◆ TASK STATEMENT: Extract word for word the lines of the listing from its start to the line holding "93.0, 93.9, 94.8, 95.6, 96.4, 97.1, 97.8, 98.4, 98.9];", both ends kept; pictures are not part of the copy.
===== DATA PROVIDED
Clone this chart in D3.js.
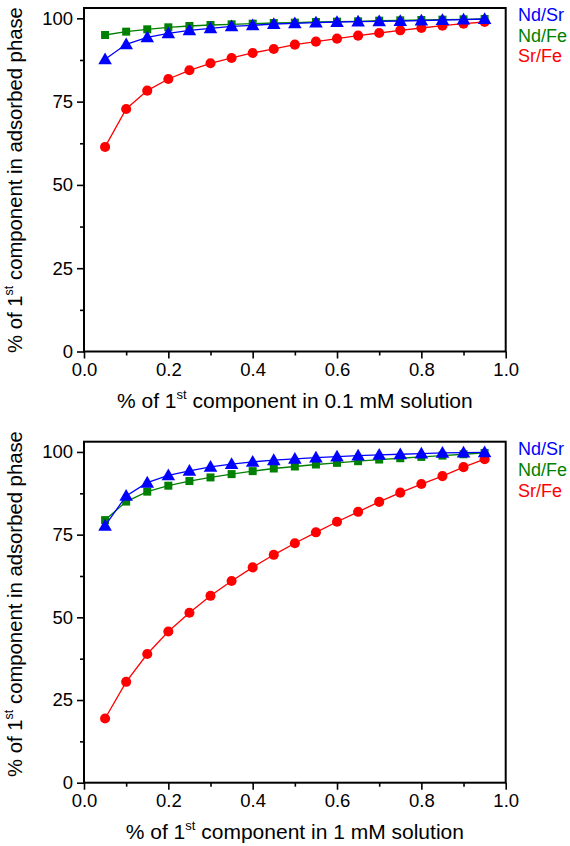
<!DOCTYPE html>
<html>
<head>
<meta charset="utf-8">
<script src="https://cdn.jsdelivr.net/npm/d3@7/dist/d3.min.js"></script>
<style>
  html, body { margin: 0; padding: 0; background: #fff; }
  svg { display: block; }
  text { font-family: Arial, "Liberation Sans", sans-serif; fill: #000; }
</style>
</head>
<body>
<svg id="chart" width="570" height="846"></svg>
<script>
// ---- data ----
const xValues = [0.05, 0.10, 0.15, 0.20, 0.25, 0.30, 0.35, 0.40, 0.45, 0.50,
                 0.55, 0.60, 0.65, 0.70, 0.75, 0.80, 0.85, 0.90, 0.95];

const seriesNames = ["Nd/Sr", "Nd/Fe", "Sr/Fe"];

// 0.1 mM solution
const top_NdSr = [87.7, 92.2, 94.3, 95.5, 96.4, 97.0, 97.6, 97.9, 98.3, 98.5,
                  98.7, 98.9, 99.0, 99.1, 99.2, 99.3, 99.5, 99.6, 99.8];
const top_NdFe = [95.0, 96.0, 96.7, 97.3, 97.7, 98.0, 98.2, 98.4, 98.6, 98.7,
                  98.9, 99.0, 99.1, 99.3, 99.4, 99.5, 99.6, 99.7, 99.8];
const top_SrFe = [61.4, 72.8, 78.3, 81.8, 84.4, 86.5, 88.1, 89.6, 90.8, 92.1,
                  93.0, 93.9, 94.8, 95.6, 96.4, 97.1, 97.8, 98.4, 98.9];

// 1 mM solution
const bot_NdSr = [77.7, 86.7, 90.7, 92.9, 94.3, 95.5, 96.3, 97.0, 97.5, 97.9,
                  98.3, 98.6, 98.9, 99.1, 99.3, 99.5, 99.7, 99.8, 99.9];
const bot_NdFe = [79.4, 85.0, 88.0, 89.8, 91.2, 92.3, 93.3, 94.2, 95.0, 95.6,
                  96.2, 96.7, 97.2, 97.7, 98.1, 98.5, 98.9, 99.3, 99.7];
const bot_SrFe = [19.4, 30.5, 38.9, 45.7, 51.4, 56.5, 61.0, 65.1, 68.9, 72.4,
                  75.7, 78.9, 81.9, 84.9, 87.7, 90.3, 92.7, 95.4, 97.8];

const xTicks = [0.0, 0.2, 0.4, 0.6, 0.8, 1.0];
const xMinorTicks = [0.1, 0.3, 0.5, 0.7, 0.9];
const yTicks = [0, 25, 50, 75, 100];
const yMinorTicks = [12.5, 37.5, 62.5, 87.5];

const xTitles = ["0.1 mM solution", "1 mM solution"];

// ---- drawing ----
const svg = d3.select("#chart");
const colors = {"Nd/Sr": "#0000ff", "Nd/Fe": "#008000", "Sr/Fe": "#ff0000"};
const FONT = "Arial, 'Liberation Sans', sans-serif";

const panels = [
  {top: 8, bottom: 351.5, data: {"Nd/Sr": top_NdSr, "Nd/Fe": top_NdFe, "Sr/Fe": top_SrFe},
   xTitle: xTitles[0], yTitleY: 180, legendY: [21, 41.5, 62]},
  {top: 441.7, bottom: 782.7, data: {"Nd/Sr": bot_NdSr, "Nd/Fe": bot_NdFe, "Sr/Fe": bot_SrFe},
   xTitle: xTitles[1], yTitleY: 604, legendY: [455, 475.5, 496.5]}
];

const left = 84, right = 505.7;

panels.forEach(p => {
  const g = svg.append("g");
  const x = d3.scaleLinear().domain([0, 1]).range([left, right]);
  const y = d3.scaleLinear().domain([0, 103.1]).range([p.bottom, p.top]);

  // minor ticks
  const xMinor = g.append("g").attr("transform", `translate(0,${y(0)})`)
    .call(d3.axisBottom(x).tickValues(xMinorTicks).tickSize(4).tickFormat(""));
  xMinor.select(".domain").remove();
  xMinor.selectAll("line").attr("stroke-width", 1.6);
  const yMinor = g.append("g").attr("transform", `translate(${left},0)`)
    .call(d3.axisLeft(y).tickValues(yMinorTicks).tickSize(4).tickFormat(""));
  yMinor.select(".domain").remove();
  yMinor.selectAll("line").attr("stroke-width", 1.6);

  // major axes
  const xAx = g.append("g").attr("transform", `translate(0,${y(0)})`)
    .call(d3.axisBottom(x).tickValues(xTicks).tickSize(7).tickPadding(4).tickFormat(d3.format(".1f")));
  xAx.select(".domain").remove();
  xAx.selectAll("line").attr("stroke-width", 1.6);
  xAx.selectAll("text").attr("font-size", 18.5).attr("font-family", FONT);

  const yAx = g.append("g").attr("transform", `translate(${left},0)`)
    .call(d3.axisLeft(y).tickValues(yTicks).tickSize(7).tickPadding(4).tickFormat(d3.format("d")));
  yAx.select(".domain").remove();
  yAx.selectAll("line").attr("stroke-width", 1.6);
  yAx.selectAll("text").attr("font-size", 18.5).attr("font-family", FONT);

  // frame
  g.append("rect")
    .attr("x", left).attr("y", p.top)
    .attr("width", right - left).attr("height", y(0) - p.top)
    .attr("fill", "none").attr("stroke", "#000").attr("stroke-width", 2);

  // series (Sr/Fe first, Nd/Sr on top)
  const order = ["Sr/Fe", "Nd/Fe", "Nd/Sr"];
  order.forEach(name => {
    const vals = p.data[name];
    const pts = xValues.map((xv, i) => [xv, vals[i]]);
    const line = d3.line().x(d => x(d[0])).y(d => y(d[1]));
    g.append("path").datum(pts)
      .attr("d", line).attr("fill", "none")
      .attr("stroke", colors[name]).attr("stroke-width", 1.3);
    let sym, size;
    if (name === "Sr/Fe") { sym = d3.symbolCircle; size = 80; }
    else if (name === "Nd/Fe") { sym = d3.symbolSquare; size = 64; }
    else { sym = d3.symbolTriangle; size = 80; }
    g.selectAll(null).data(pts).enter().append("path")
      .attr("d", d3.symbol().type(sym).size(size))
      .attr("transform", d => `translate(${x(d[0])},${y(d[1]) + (name === "Nd/Sr" ? 1 : 0)})`)
      .attr("fill", colors[name]);
  });

  // legend
  seriesNames.forEach((name, i) => {
    g.append("text").attr("x", 518).attr("y", p.legendY[i])
      .attr("font-size", 18).style("fill", colors[name]).text(name);
  });

  // x title
  const xt = g.append("text").attr("x", (left + right) / 2).attr("y", y(0) + 56)
    .attr("text-anchor", "middle").attr("font-size", 21);
  xt.append("tspan").text("% of 1");
  xt.append("tspan").attr("font-size", 13).attr("dy", -9).text("st");
  xt.append("tspan").attr("dy", 9).text(" component in " + p.xTitle);

  // y title
  const yt = g.append("text")
    .attr("transform", `translate(22,${p.yTitleY}) rotate(-90)`)
    .attr("text-anchor", "middle").attr("font-size", 20.3);
  yt.append("tspan").text("% of 1");
  yt.append("tspan").attr("font-size", 12.5).attr("dy", -9).text("st");
  yt.append("tspan").attr("dy", 9).text(" component in adsorbed phase");
});
</script>
</body>
</html>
==========
◆ THE ANSWER:
Clone this chart in D3.js.
<!DOCTYPE html>
<html>
<head>
<meta charset="utf-8">
<script src="https://cdn.jsdelivr.net/npm/d3@7/dist/d3.min.js"></script>
<style>
  html, body { margin: 0; padding: 0; background: #fff; }
  svg { display: block; }
  text { font-family: Arial, "Liberation Sans", sans-serif; fill: #000; }
</style>
</head>
<body>
<svg id="chart" width="570" height="846"></svg>
<script>
// ---- data ----
const xValues = [0.05, 0.10, 0.15, 0.20, 0.25, 0.30, 0.35, 0.40, 0.45, 0.50,
                 0.55, 0.60, 0.65, 0.70, 0.75, 0.80, 0.85, 0.90, 0.95];

const seriesNames = ["Nd/Sr", "Nd/Fe", "Sr/Fe"];

// 0.1 mM solution
const top_NdSr = [87.7, 92.2, 94.3, 95.5, 96.4, 97.0, 97.6, 97.9, 98.3, 98.5,
                  98.7, 98.9, 99.0, 99.1, 99.2, 99.3, 99.5, 99.6, 99.8];
const top_NdFe = [95.0, 96.0, 96.7, 97.3, 97.7, 98.0, 98.2, 98.4, 98.6, 98.7,
                  98.9, 99.0, 99.1, 99.3, 99.4, 99.5, 99.6, 99.7, 99.8];
const top_SrFe = [61.4, 72.8, 78.3, 81.8, 84.4, 86.5, 88.1, 89.6, 90.8, 92.1,
                  93.0, 93.9, 94.8, 95.6, 96.4, 97.1, 97.8, 98.4, 98.9];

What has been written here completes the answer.